[GIVEN PROBLEM]
Write each line of the material exactly as given, from the top through the line that contains "const fmt = v", and omit all pictures.

[SOURCE MATERIAL]
+ + + + + + +

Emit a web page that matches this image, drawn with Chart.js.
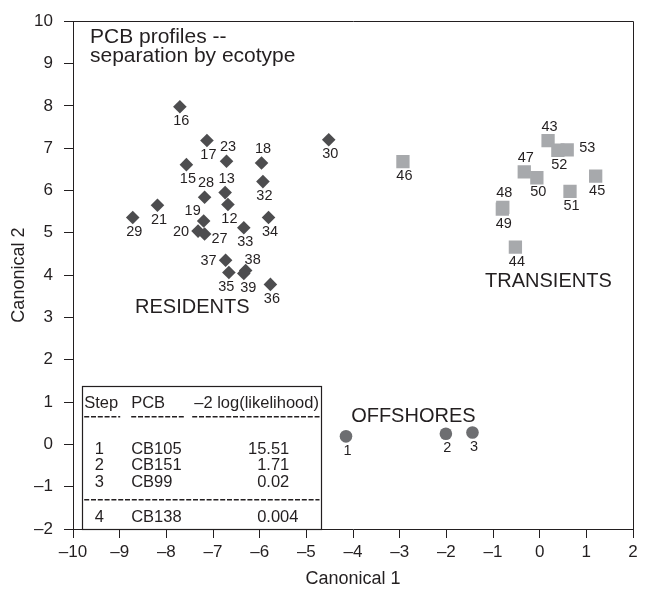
<!DOCTYPE html>
<html><head><meta charset="utf-8">
<script src="https://cdn.jsdelivr.net/npm/chart.js@4.4.1/dist/chart.umd.min.js"></script>
<style>html,body{margin:0;padding:0;background:#fff}#wrap{width:646px;height:592px}</style>
</head><body><div id="wrap"><canvas id="c" width="646" height="592"></canvas></div>
<script>
// ---- data ----
const residentIds = ['16','17','23','18','15','32','13','28','12','21','29','34','19','33','20','27','37','35','38','39','36','30'];
const residentX   = [-7.71,-7.13,-6.71,-5.96,-7.57,-5.93,-6.74,-7.18,-6.68,-8.19,-8.72,-5.81,-7.20,-6.34,-7.32,-7.18,-6.73,-6.66,-6.30,-6.34,-5.77,-4.52];
const residentY   = [7.98,7.18,6.69,6.65,6.61,6.21,5.95,5.84,5.67,5.65,5.36,5.36,5.28,5.12,5.04,4.97,4.35,4.06,4.11,4.04,3.78,7.20];

const transientIds = ['43','52','53','47','50','45','51','48','49','44','46'];
const transientX   = [0.18,0.39,0.59,-0.33,-0.06,1.20,0.65,-0.79,-0.80,-0.52,-2.93];
const transientY   = [7.18,6.95,6.96,6.44,6.30,6.34,5.98,5.60,5.56,4.66,6.68];

const offshoreIds = ['1','2','3'];
const offshoreX   = [-4.15,-2.01,-1.44];
const offshoreY   = [0.19,0.25,0.28];

const xTicks = [-10,-9,-8,-7,-6,-5,-4,-3,-2,-1,0,1,2];
const yTicks = [-2,-1,0,1,2,3,4,5,6,7,8,9,10];

const tableHeader = ['Step','PCB','\u20132 log(likelihood)'];
const tableSteps  = ['1','2','3','4'];
const tablePCB    = ['CB105','CB151','CB99','CB138'];
const tableLL     = ['15.51','1.71','0.02','0.004'];

const groupNames = ['RESIDENTS','TRANSIENTS','OFFSHORES'];
const titleLines = ['PCB profiles --','separation by ecotype'];

// ---- styles ----
const FONT = '"Liberation Sans", Arial, Helvetica, sans-serif';
const INK = '#231f20';
const toPts = (xs, ys) => xs.map((x, i) => ({x, y: ys[i]}));
const fmt = v => v < 0 ? '\u2013' + Math.abs(v) : String(v);

const labelPlace = {'23':'a','18':'a','13':'a','28':'a','19':'ul','20':'l','27':'r','37':'l','38':'ur',
                    '43':'a','47':'a','48':'a','53':'r2','35':'bl','39':'br'};
const placeOff = {b:[1.5,14.5], a:[1.5,-14], l:[-17,1], r:[15,5], r2:[20,-1.5], ul:[-11,-10], ur:[7,-10],
                  bl:[-2.5,14.5], br:[4.5,14.5]};
// group name anchors in data coordinates (left, baseline)
const groupAnchors = [[-8.67,3.10],[-1.17,3.73],[-4.04,0.52]];

const annot = {
  id: 'annot',
  afterDatasetsDraw(chart) {
    const ctx = chart.ctx, ca = chart.chartArea;
    const xs = chart.scales.x, ys = chart.scales.y;
    ctx.save();
    // frame top/right
    ctx.strokeStyle = INK; ctx.lineWidth = 1;
    ctx.beginPath();
    ctx.moveTo(Math.round(ca.left) + 0.5, Math.round(ca.top) + 0.5);
    ctx.lineTo(Math.round(ca.right) + 0.5, Math.round(ca.top) + 0.5);
    ctx.lineTo(Math.round(ca.right) + 0.5, Math.round(ca.bottom) + 0.5);
    ctx.stroke();

    // point labels
    ctx.fillStyle = INK;
    ctx.font = '14.5px ' + FONT;
    ctx.textAlign = 'center'; ctx.textBaseline = 'middle';
    chart.data.datasets.forEach((ds, di) => {
      const meta = chart.getDatasetMeta(di);
      meta.data.forEach((el, i) => {
        const lab = ds.ids[i];
        const off = placeOff[labelPlace[lab] || 'b'];
        ctx.fillText(lab, el.x + off[0], el.y + off[1]);
      });
    });

    // group names
    ctx.font = '20px ' + FONT;
    ctx.textAlign = 'left'; ctx.textBaseline = 'alphabetic';
    groupNames.forEach((g, i) => {
      ctx.fillText(g, xs.getPixelForValue(groupAnchors[i][0]), ys.getPixelForValue(groupAnchors[i][1]));
    });

    // title
    ctx.font = '21px ' + FONT;
    ctx.fillText(titleLines[0], ca.left + 17, ca.top + 22);
    ctx.fillText(titleLines[1], ca.left + 17, ca.top + 41);

    // table
    const L = ca.left + 8.7, T = ca.top + 365, R = ca.left + 248, B = ca.top + 507.7;
    ctx.fillStyle = '#fff';
    ctx.fillRect(L, T, R - L, B - T);
    ctx.strokeStyle = INK; ctx.lineWidth = 1.2;
    ctx.strokeRect(Math.round(L) + 0.5, Math.round(T) + 0.5, Math.round(R - L), Math.round(B - T));
    ctx.fillStyle = INK;
    ctx.font = '16.5px ' + FONT;
    const c1 = L + 2.5, c2 = L + 49.5, c3 = L + 112.5;
    ctx.fillText(tableHeader[0], c1, T + 22);
    ctx.fillText(tableHeader[1], c2, T + 22);
    ctx.fillText(tableHeader[2], c3, T + 22);
    // dashed rules
    ctx.setLineDash([5, 1.8]); ctx.lineWidth = 1.4;
    const dash = (x1, x2, y) => { ctx.beginPath(); ctx.moveTo(x1, y); ctx.lineTo(x2, y); ctx.stroke(); };
    dash(c1, L + 38.5, T + 30.5);
    dash(c2, L + 103.5, T + 30.5);
    dash(L + 110.5, R - 1.5, T + 30.5);
    dash(c1, R - 1.5, T + 113.5);
    ctx.setLineDash([]);
    const rowY = [T + 67.7, T + 83.3, T + 101, T + 136];
    const decX = L + 207.6 - ctx.measureText('.51').width;
    tableSteps.forEach((s, i) => {
      ctx.textAlign = 'center';
      ctx.fillText(s, L + 17.6, rowY[i]);
      ctx.textAlign = 'left';
      ctx.fillText(tablePCB[i], c2, rowY[i]);
      const parts = tableLL[i].split('.');
      ctx.textAlign = 'right';
      ctx.fillText(parts[0], decX, rowY[i]);
      ctx.textAlign = 'left';
      ctx.fillText('.' + parts[1], decX, rowY[i]);
    });
    ctx.restore();
  }
};

const axisCommon = (ticks, title, isX) => ({
  type: 'linear',
  min: ticks[0], max: ticks[ticks.length - 1],
  position: isX ? 'bottom' : 'left',
  grid: {drawOnChartArea: false, drawTicks: true, tickLength: 9, color: INK, lineWidth: 1},
  border: {display: true, color: INK, width: 1},
  ticks: {color: INK, font: {family: FONT, size: 17}, padding: isX ? 4 : 11, autoSkip: false,
          maxRotation: 0, callback: v => fmt(v)},
  afterBuildTicks: s => { s.ticks = ticks.map(v => ({value: v})); },
  afterFit: s => { if (isX) s.height = 63; else s.width = 73; },
  title: {display: true, text: title, color: INK, font: {family: FONT, size: 18},
          padding: isX ? {top: 0, bottom: 2} : {top: 8, bottom: 0}}
});

new Chart(document.getElementById('c'), {
  type: 'scatter',
  data: {
    datasets: [
      {ids: residentIds, data: toPts(residentX, residentY), pointStyle: 'rectRot', pointRadius: 6.8,
       backgroundColor: '#4d4d4f', borderWidth: 0},
      {ids: transientIds, data: toPts(transientX, transientY), pointStyle: 'rect', pointRadius: 9.4,
       backgroundColor: '#a7a9ac', borderWidth: 0},
      {ids: offshoreIds, data: toPts(offshoreX, offshoreY), pointStyle: 'circle', pointRadius: 6.3,
       backgroundColor: '#6d6e71', borderWidth: 0}
    ]
  },
  options: {
    responsive: false, animation: false, devicePixelRatio: 1,
    layout: {padding: {top: 14, right: 13, left: 0, bottom: 0}},
    plugins: {legend: {display: false}, tooltip: {enabled: false}},
    scales: {x: axisCommon(xTicks, 'Canonical 1', true), y: axisCommon(yTicks, 'Canonical 2', false)}
  },
  plugins: [annot]
});
</script></body></html>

+ + + + + + +

[EXERCISE ANSWER]
Emit a web page that matches this image, drawn with Chart.js.
<!DOCTYPE html>
<html><head><meta charset="utf-8">
<script src="https://cdn.jsdelivr.net/npm/chart.js@4.4.1/dist/chart.umd.min.js"></script>
<style>html,body{margin:0;padding:0;background:#fff}#wrap{width:646px;height:592px}</style>
</head><body><div id="wrap"><canvas id="c" width="646" height="592"></canvas></div>
<script>
// ---- data ----
const residentIds = ['16','17','23','18','15','32','13','28','12','21','29','34','19','33','20','27','37','35','38','39','36','30'];
const residentX   = [-7.71,-7.13,-6.71,-5.96,-7.57,-5.93,-6.74,-7.18,-6.68,-8.19,-8.72,-5.81,-7.20,-6.34,-7.32,-7.18,-6.73,-6.66,-6.30,-6.34,-5.77,-4.52];
const residentY   = [7.98,7.18,6.69,6.65,6.61,6.21,5.95,5.84,5.67,5.65,5.36,5.36,5.28,5.12,5.04,4.97,4.35,4.06,4.11,4.04,3.78,7.20];

const transientIds = ['43','52','53','47','50','45','51','48','49','44','46'];
const transientX   = [0.18,0.39,0.59,-0.33,-0.06,1.20,0.65,-0.79,-0.80,-0.52,-2.93];
const transientY   = [7.18,6.95,6.96,6.44,6.30,6.34,5.98,5.60,5.56,4.66,6.68];

const offshoreIds = ['1','2','3'];
const offshoreX   = [-4.15,-2.01,-1.44];
const offshoreY   = [0.19,0.25,0.28];

const xTicks = [-10,-9,-8,-7,-6,-5,-4,-3,-2,-1,0,1,2];
const yTicks = [-2,-1,0,1,2,3,4,5,6,7,8,9,10];

const tableHeader = ['Step','PCB','\u20132 log(likelihood)'];
const tableSteps  = ['1','2','3','4'];
const tablePCB    = ['CB105','CB151','CB99','CB138'];
const tableLL     = ['15.51','1.71','0.02','0.004'];

const groupNames = ['RESIDENTS','TRANSIENTS','OFFSHORES'];
const titleLines = ['PCB profiles --','separation by ecotype'];

// ---- styles ----
const FONT = '"Liberation Sans", Arial, Helvetica, sans-serif';
const INK = '#231f20';
const toPts = (xs, ys) => xs.map((x, i) => ({x, y: ys[i]}));
const fmt = v => v < 0 ? '\u2013' + Math.abs(v) : String(v);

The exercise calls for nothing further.